TigerBlog tuned into the Colorado-Colorado State football game Saturday evening for one reason: Ross Tucker was broadcasting the game.
Tucker, as you know, was a Princeton offensive lineman who played for nearly a decade in the NFL. He was on the field blocking for Emmitt Smith when he broke the NFL's career record for rushing yards.
Since retiring, Tucker has become a great football color commentator. You can hear him all over the college football world, as well as on NFL games, with none other than Tom McCarthy, who also has Princeton connections.
Anyway, at one point during the broadcast Saturday, it was mentioned that Colorado State's placekicker Jordan Noyes is the second-oldest player in Division I football. How old is he? How about 32.
The only player older than Noyes — who is married with three children and who is from England originally — is Luke Larsen of East Carolina, who was born 15 days before Noyes. Larsen is a punter from Australia.
Oh, and TB also thinks he heard Tucker and his partner mention that back in 1918, Colorado tried to poison the Colorado State dog. TB assumed that Deion Sanders was in on it.
If you're wondering, Colorado won the game fairly easily.
Meanwhile, here are six words that will make any Princeton fan smile: It's Game Week for Tiger Football.
Or is that seven words?
The 2024 Ivy League football season kicks off this weekend with eight non-league games, including Princeton at Lehigh. That game has a noon start time in Bethlehem.
The Mountain Hawks will bring a 2-1 record into the game, with a loss to Army followed by wins over Wagner and LIU.

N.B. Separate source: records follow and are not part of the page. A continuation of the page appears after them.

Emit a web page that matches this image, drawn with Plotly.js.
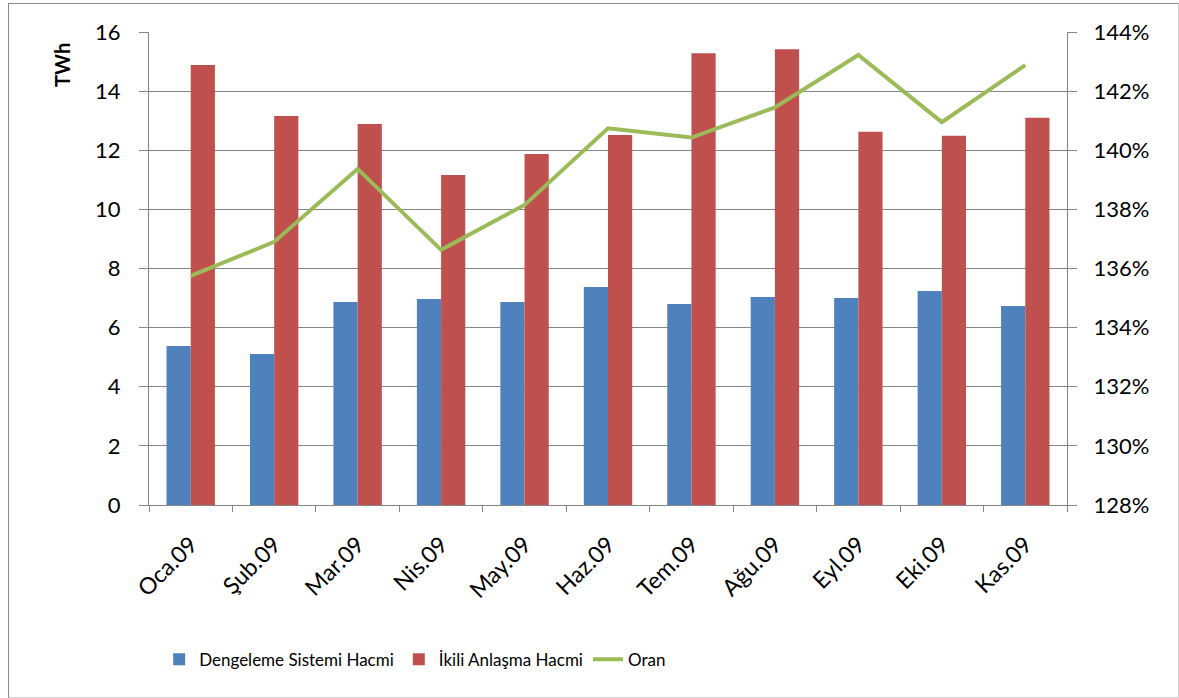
<!DOCTYPE html>
<html>
<head>
<meta charset="utf-8">
<script src="https://cdn.plot.ly/plotly-3.0.1.min.js"></script>
<style>
body{margin:0;padding:0;background:#fff;}
#chart{width:1179px;height:698px;}
#frame{position:absolute;left:8px;top:3px;width:1171px;height:695px;border-left:1.5px solid #8a8a8a;border-top:1.5px solid #8a8a8a;border-bottom:1.5px solid #d0d0d0;border-right:1.5px solid #d0d0d0;pointer-events:none;box-sizing:border-box;}
</style>
</head>
<body>
<div id="chart"></div>
<div id="frame"></div>
<script>
const categories = ["Oca.09","Şub.09","Mar.09","Nis.09","May.09","Haz.09","Tem.09","Ağu.09","Eyl.09","Eki.09","Kas.09"];
const dengeleme = [5.38,5.11,6.87,6.97,6.87,7.37,6.80,7.04,7.00,7.24,6.73];
const ikili = [14.88,13.16,12.89,11.16,11.87,12.52,15.28,15.42,12.63,12.49,13.10];
const oran = [135.75,136.9,139.37,136.63,138.15,140.74,140.43,141.45,143.22,140.95,142.88];
const leftTicks = [0,2,4,6,8,10,12,14,16];
const rightTicks = [128,130,132,134,136,138,140,142,144];

const font = "Lato, 'Open Sans', sans-serif";
const traces = [
  {type:'bar', name:'Dengeleme Sistemi Hacmi', x:categories, y:dengeleme, marker:{color:'#4F81BD'}},
  {type:'bar', name:'İkili Anlaşma Hacmi', x:categories, y:ikili, marker:{color:'#C0504D'}},
  {type:'scatter', mode:'lines', name:'Oran', x:categories, y:oran, yaxis:'y2', line:{color:'#9BBB59', width:4}}
];
const layout = {
  width:1179, height:698,
  margin:{l:149, r:112, t:32, b:193},
  paper_bgcolor:'#fff', plot_bgcolor:'#fff',
  barmode:'group', bargap:0.42, bargroupgap:0,
  font:{family:font, size:18, color:'#000'},
  showlegend:true,
  legend:{orientation:'h', xref:'container', yref:'container', x:0.135, xanchor:'left', y:0.055, yanchor:'middle',
          font:{size:17, family:font}, traceorder:'normal', itemwidth:30},
  xaxis:{type:'category', tickangle:-45, ticks:'outside', tickson:'boundaries', ticklen:6, tickcolor:'#868686', automargin:false,
         ticklabelstandoff:16, showline:true, linecolor:'#868686', linewidth:1, showgrid:false, tickfont:{size:23}},
  yaxis:{range:[0,16], tickvals:leftTicks, ticktext:leftTicks.map(String), ticks:'outside', ticklen:9, tickcolor:'#868686', automargin:false,
         ticklabelstandoff:14, showline:true, linecolor:'#868686', gridcolor:'#868686', gridwidth:1, zeroline:false, tickfont:{size:22}},
  yaxis2:{range:[128,144], overlaying:'y', side:'right', tickvals:rightTicks, ticktext:rightTicks.map(v=>v+'%'), automargin:false,
          ticklabelstandoff:12, ticks:'outside', ticklen:9, tickcolor:'#868686', showline:true, linecolor:'#868686', showgrid:false, zeroline:false, tickfont:{size:22}},
  annotations:[{text:'<b>TWh</b>', xref:'paper', yref:'paper', x:-0.095, y:0.93, textangle:-90, showarrow:false, font:{size:20}, xanchor:'center', yanchor:'middle'}]
};
Plotly.newPlot('chart', traces, layout, {displayModeBar:false, staticPlot:true});
</script>
</body>
</html>
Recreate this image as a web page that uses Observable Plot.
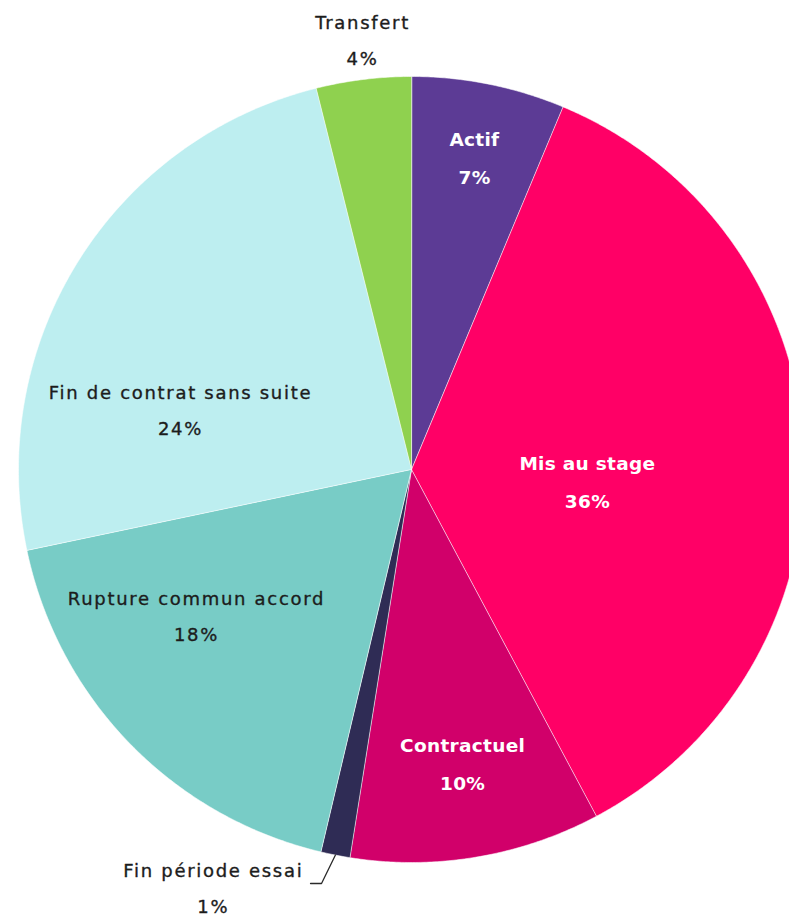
<!DOCTYPE html>
<html>
<head>
<meta charset="utf-8">
<script src="https://cdn.jsdelivr.net/npm/d3@7"></script>
<script src="https://cdn.jsdelivr.net/npm/@observablehq/plot@0.6"></script>
<style>
  html, body { margin: 0; padding: 0; background: #fff; overflow: hidden; }
</style>
</head>
<body>
<div id="chart"></div>
<script>
// ---- data ----
const categories = ["Actif", "Mis au stage", "Contractuel", "Fin période essai", "Rupture commun accord", "Fin de contrat sans suite", "Transfert"];
const shares = [6.3, 35.9, 10.3, 1.2, 18.0, 24.4, 3.9];
const pctLabels = ["7%", "36%", "10%", "1%", "18%", "24%", "4%"];

// ---- styling / layout ----
const colors = ["#5c3b95", "#ff0066", "#d1006a", "#2f2c55", "#78ccc6", "#bdeef0", "#8fd14f"];
const boldWhite = [true, true, true, false, false, false, false];
// label anchor placement in polar form (radius as fraction of pie radius, degrees clockwise from top)
const labelR = [0.807, 0.449, 0.764, 1.18, 0.664, 0.606, 1.0975];
const labelDeg = [11.45, 94.5, 170.2, 205.3, 235.5, 284.1, 353.48];

const W = 789, H = 918, CX = 411, CY = 469, R = 393;

const pie = d3.pie().sort(null).value(d => d)(shares);
const rad = Math.PI / 180;

const slices = pie.map((p, i) => {
  const pts = [{x: 0, y: 0}];
  const n = Math.max(2, Math.ceil((p.endAngle - p.startAngle) / (0.4 * rad)));
  for (let k = 0; k <= n; k++) {
    const a = p.startAngle + (p.endAngle - p.startAngle) * k / n;
    pts.push({x: Math.sin(a), y: Math.cos(a)});
  }
  return {name: categories[i], color: colors[i], pts};
});

const labels = categories.map((c, i) => ({
  name: c,
  pct: pctLabels[i],
  x: labelR[i] * Math.sin(labelDeg[i] * rad),
  y: labelR[i] * Math.cos(labelDeg[i] * rad),
  bold: boldWhite[i]
}));

// connector for the tiny slice
const iFPE = 3;
const midFPE = (pie[iFPE].startAngle + pie[iFPE].endAngle) / 2;
const bendA = midFPE + 1.1 * rad;
const c1 = {x: 1.078 * Math.sin(bendA), y: 1.078 * Math.cos(bendA)};
const connector = [
  {x: Math.sin(midFPE), y: Math.cos(midFPE)},
  c1,
  {x: c1.x - 0.028, y: c1.y}
];

const normal = labels.filter(d => !d.bold);
const bold = labels.filter(d => d.bold);

const chart = Plot.plot({
  width: W,
  height: H,
  margin: 0,
  x: {axis: null, domain: [-CX / R, (W - CX) / R]},
  y: {axis: null, domain: [(CY - H) / R, CY / R]},
  style: {fontFamily: "DejaVu Sans", background: "white", overflow: "hidden"},
  marks: [
    ...slices.map(s => Plot.line(s.pts, {
      x: "x", y: "y", curve: "linear-closed",
      fill: s.color, stroke: "white", strokeWidth: 1, strokeOpacity: 0.55
    })),
    Plot.line(connector, {x: "x", y: "y", stroke: "#2a2a2a", strokeWidth: 1.3}),
    Plot.text(normal, {x: "x", y: "y", text: "name", dy: -18, fill: "#1c1c1c", stroke: "#1c1c1c", strokeWidth: 0.35, fontSize: 18}),
    Plot.text(normal, {x: "x", y: "y", text: "pct", dy: 18, fill: "#1c1c1c", stroke: "#1c1c1c", strokeWidth: 0.35, fontSize: 18}),
    Plot.text(bold, {x: "x", y: "y", text: "name", dy: -19, fill: "white", fontSize: 18.5, fontWeight: "bold"}),
    Plot.text(bold, {x: "x", y: "y", text: "pct", dy: 19, fill: "white", fontSize: 18.5, fontWeight: "bold"})
  ]
});

d3.select(chart).selectAll('g[font-size="18"] text').style("letter-spacing", "1.7px");
d3.select(chart).selectAll('g[font-size="18.5"] text').style("letter-spacing", "0.3px");

document.getElementById("chart").appendChild(chart);
</script>
</body>
</html>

The other games this weekend: Stetson at Harvard, Lafayette at Columbia, Fordham at Dartmouth, Brown at Georgetown, Cornell at Colgate, Yale at Holy Cross and Penn at Delaware.
The Bob Surace coaching tree now has a few new branches as head men, both in the league and out of it.
Former offensive coordinator Mike Willis is now the head coach at Marist, which is 0-2 with losses to Georgetown and Lafayette. If it makes Willis feel any better, Surace was 1-9 in each of his first two seasons and then 0-2 to start his third, leaving him at 2-20 after 22 games.
In the 108 games since then, Surace has a record of 76-32, with four Ivy League titles mixed in. His winning percentage in his first 22 games was .091; in the 108 since, it's .704.
Some things take time to build.
The Stetson-Harvard game will mark the head coaching debut of another former Tiger offensive coordinator, Andrew Aurich, who has taken over for longtime coach Tim Murphy. Yet another former Surace OC is Brown head coach James Perry, who is 12-28 in his first four seasons with the Bears. The 2023 season was his best to date, with a 5-5 overall record and 3-4 Ivy record, including his first win over his former mentor with a 28-27 overtime victory over Princeton.
Brown will be the second team of Bears that Princeton faces in consecutive weeks this season. The Tigers will in Macon, Ga., to take on the Mercer Bears in Week 4 and then host Perry's Bears six days later on a Friday night.
The home opener will be in Week 2, when Howard comes to Powers Field at Princeton Stadium. Like Mercer, Princeton has never before played Howard.
Football is a sport where you practice much more than you play. In other such sports, much of the time you're preparing for a season is spent actually playing. In football, that's not the case.
There is so much preparation that goes into getting ready to put a team on the field for those 10 Saturdays. By the time the season opener rolls around, you're completely ready to go.
During the weeks before the first game, the opening kickoff can seem like it's so far in the future that you can barely see it.
During the week before the game, it becomes much more real. You're not just practicing. You're gameplannig, getting ready for a specific opponent.
It's an exciting week for any football team.
For Princeton, that mean's Lehigh, this Saturday in Bethlehem.